I wonder if those CEOs deciding to cut back by 10,000 or 30,000 people take it as personally. Do they actually sit face-to-face with any of those individuals and worry with them about their futures?

It has to be one of the toughest challenges for any entrepreneur or executive. And still a worthy objective to try and avoid any firings. So hire as "perfectly" as you can, then manage well enough to avoid those "economic circumstances" that lead to downsizing.

It may seem like we are getting more done by multitasking but maybe we would be more productive and deliver better results by focusing on one thing at a time.

I'm guilty of needing to keep all my faculties engaged by doing at least two things at once. Reading the paper, eating breakfast, listening to the radio would be typical. On Sunday night I'm switching between doing my blog, watching the hockey game and talking to my son in Vancouver. Probably not focusing adequately on any one of them but feeling productive by doing several things at once.
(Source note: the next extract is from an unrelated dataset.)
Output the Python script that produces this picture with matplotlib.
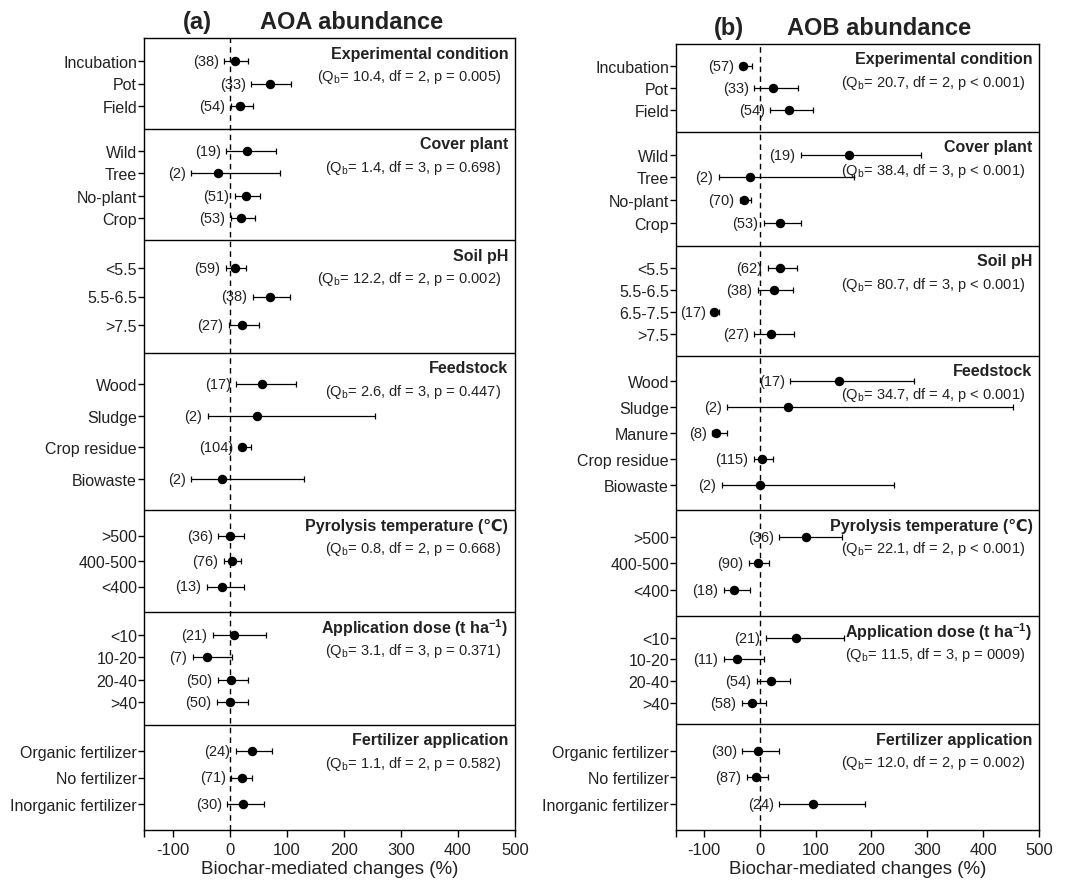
import numpy as np
import matplotlib.pyplot as plt

plt.rcParams['font.family'] = ['Liberation Sans', 'DejaVu Sans']
plt.rcParams['mathtext.fontset'] = 'custom'
plt.rcParams['mathtext.rm'] = 'Liberation Sans'
plt.rcParams['mathtext.bf'] = 'Liberation Sans:bold'
plt.rcParams['axes.unicode_minus'] = False

# group titles (same for both panels)
groups = ['Experimental condition', 'Cover plant', 'Soil pH', 'Feedstock',
          'Pyrolysis temperature (℃)', r'Application dose (t ha$^{\mathbf{-1}}$)',
          'Fertilizer application']

# ---- (a) AOA abundance ----
aoa_cats = ['Incubation', 'Pot', 'Field',
            'Wild', 'Tree', 'No-plant', 'Crop',
            '<5.5', '5.5-6.5', '>7.5',
            'Wood', 'Sludge', 'Crop residue', 'Biowaste',
            '>500', '400-500', '<400',
            '<10', '10-20', '20-40', '>40',
            'Organic fertilizer', 'No fertilizer', 'Inorganic fertilizer']
aoa_sizes = [3, 4, 3, 4, 3, 4, 3]
aoa_mean = [9, 70, 19, 30, -20, 29, 20, 9, 70, 22, 57, 48, 22, -13,
            0, 5, -13, 8, -40, 2, 1, 39, 21, 24]
aoa_low = [-9, 38, 2, -6, -67, 9, 2, -7, 41, -1, 12, -38, 17, -67,
           -20, -10, -40, -29, -65, -20, -22, 11, 3, -4]
aoa_high = [32, 108, 41, 81, 89, 54, 44, 28, 106, 51, 116, 255, 38, 130,
            26, 20, 26, 64, 5, 33, 32, 75, 40, 61]
aoa_n = [38, 33, 54, 19, 2, 51, 53, 59, 38, 27, 17, 2, 104, 2,
         36, 76, 13, 21, 7, 50, 50, 24, 71, 30]
aoa_stats = ['10.4, df = 2, p = 0.005', '1.4, df = 3, p = 0.698',
             '12.2, df = 2, p = 0.002', '2.6, df = 3, p = 0.447',
             '0.8, df = 2, p = 0.668', '3.1, df = 3, p = 0.371',
             '1.1, df = 2, p = 0.582']

# ---- (b) AOB abundance ----
aob_cats = ['Incubation', 'Pot', 'Field',
            'Wild', 'Tree', 'No-plant', 'Crop',
            '<5.5', '5.5-6.5', '6.5-7.5', '>7.5',
            'Wood', 'Sludge', 'Manure', 'Crop residue', 'Biowaste',
            '>500', '400-500', '<400',
            '<10', '10-20', '20-40', '>40',
            'Organic fertilizer', 'No fertilizer', 'Inorganic fertilizer']
aob_sizes = [3, 4, 4, 5, 3, 4, 3]
aob_mean = [-30, 23, 53, 160, -18, -29, 36, 37, 25, -82, 20,
            141, 50, -79, 4, 1, 82, -3, -47, 64, -40, 20, -14, -4, -7, 96]
aob_low = [-36, -10, 19, 74, -73, -35, 7, 14, -3, -86, -10,
           55, -58, -85, -11, -68, 35, -20, -64, 11, -64, -5, -32, -31, -23, 35]
aob_high = [-14, 68, 96, 289, 168, -15, 73, 67, 60, -73, 62,
            276, 454, -58, 23, 241, 148, 17, -17, 150, 7, 55, 12, 35, 14, 188]
aob_n = [57, 33, 54, 19, 2, 70, 53, 62, 38, 17, 27, 17, 2, 8, 115, 2,
         36, 90, 18, 21, 11, 54, 58, 30, 87, 24]
aob_stats = ['20.7, df = 2, p < 0.001', '38.4, df = 3, p < 0.001',
             '80.7, df = 3, p < 0.001', '34.7, df = 4, p < 0.001',
             '22.1, df = 2, p < 0.001', '11.5, df = 3, p = 0009',
             '12.0, df = 2, p = 0.002']


def draw_panel(ax, cats, sizes, mean, low, high, n, stats, sec_h, letter, title):
    mean = np.array(mean, float)
    low = np.array(low, float)
    high = np.array(high, float)
    tops = np.concatenate([[0], np.cumsum(sec_h)[:-1]])
    ys = []
    for top, h, k in zip(tops, sec_h, sizes):
        step = h / (k + 1)
        ys += [top + step * (i + 1) for i in range(k)]
    ys = np.array(ys)

    ax.axvline(0, color='k', ls='--', lw=1, dashes=(4, 3))
    ax.errorbar(mean, ys, xerr=[mean - low, high - mean], fmt='o', color='k',
                ms=5.8, capsize=2.5, elinewidth=0.9, capthick=0.9)
    for b in np.cumsum(sec_h)[:-1]:
        ax.axhline(b, color='k', lw=1)
    for lo, y, k in zip(low, ys, n):
        ax.annotate(f'({k})', (lo, y), xytext=(-4, 0), textcoords='offset points',
                    ha='right', va='center', fontsize=10.5, color='#222222')

    tr = ax.get_yaxis_transform()
    for top, g, s in zip(tops, groups, stats):
        ax.text(0.982, top + 15, g, transform=tr, ha='right', va='center',
                fontsize=11.5, fontweight='bold', color='#222222')
        ax.text(0.962, top + 38, r'($\mathrm{Q_b}$= ' + s + ')', transform=tr,
                ha='right', va='center', fontsize=10.5, color='#222222')

    ax.set_xlim(-150, 500)
    ax.set_ylim(sum(sec_h), 0)
    ax.set_yticks(ys)
    ax.set_yticklabels(cats, fontsize=11.5, color='#222222')
    ax.set_xticks(range(-100, 501, 100))
    ax.set_xticks([-150], minor=True)
    ax.tick_params(axis='x', labelsize=12, length=5, width=1, labelcolor='#222222')
    ax.tick_params(axis='x', which='minor', length=5, width=1)
    ax.tick_params(axis='y', length=4, width=1, pad=1)
    for sp in ax.spines.values():
        sp.set_linewidth(1)
    ax.set_xlabel('Biochar-mediated changes (%)', fontsize=13.5, labelpad=2,
                  color='#222222')

    ax.text(0.145, 1.006, letter, transform=ax.transAxes, ha='center', va='bottom',
            fontsize=17, fontweight='bold', color='#222222')
    ax.text(0.56, 1.006, title, transform=ax.transAxes, ha='center', va='bottom',
            fontsize=17, fontweight='bold', color='#222222')


fig = plt.figure(figsize=(10.73, 8.87), dpi=100)
ax1 = fig.add_axes([144 / 1073, 1 - 831 / 887, 371 / 1073, 792 / 887])
ax2 = fig.add_axes([676 / 1073, 1 - 831 / 887, 363 / 1073, 786 / 887])

draw_panel(ax1, aoa_cats, aoa_sizes, aoa_mean, aoa_low, aoa_high, aoa_n, aoa_stats,
           [91, 111, 113, 157, 102, 113, 105], '(a)', 'AOA abundance')
draw_panel(ax2, aob_cats, aob_sizes, aob_mean, aob_low, aob_high, aob_n, aob_stats,
           [88, 114, 110, 155, 106, 108, 106], '(b)', 'AOB abundance')

fig.savefig('out.png', dpi=100)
Also working on two interesting books at the same time. Jim Collins "Good to Great" and Henry Mintzberg's "Manager's, Not MBA's". Both have quite controversial and and unconventional points of view. Collins' research on companies that have gone from poor to exceptional performance concludes that none of them brought in celebrity CEOs that made big breakthrough strategic moves. Mintzberg makes a strong case against the value of an MBA for future managers and the damage done by the emphasis on analysis and bold strategic decisions by MBA trained executives. They would both suggest the recent history of HP under Carly Fiorina proves their point. She apparently disagrees.

Can we learn anything good from the celebrity CEOs that get so much attention as visionary leaders with exceptional entrepreneurial skills? I would say yes we can extract some useful ideas from their business strategies and tactics, but their are two important things to remember. First, their unique personalities and skill sets have a lot to do with their success (and their notoriety) and cannot be replicated. Second, their industry and company knowledge and experience may not translate into success in another company. That lesson has been very expensive to learn for many Boards of Directors and Shareholders. Think HP or Home Depot.

That's all for tonight. My battery is dying and Calgary-Detroit are in overtime!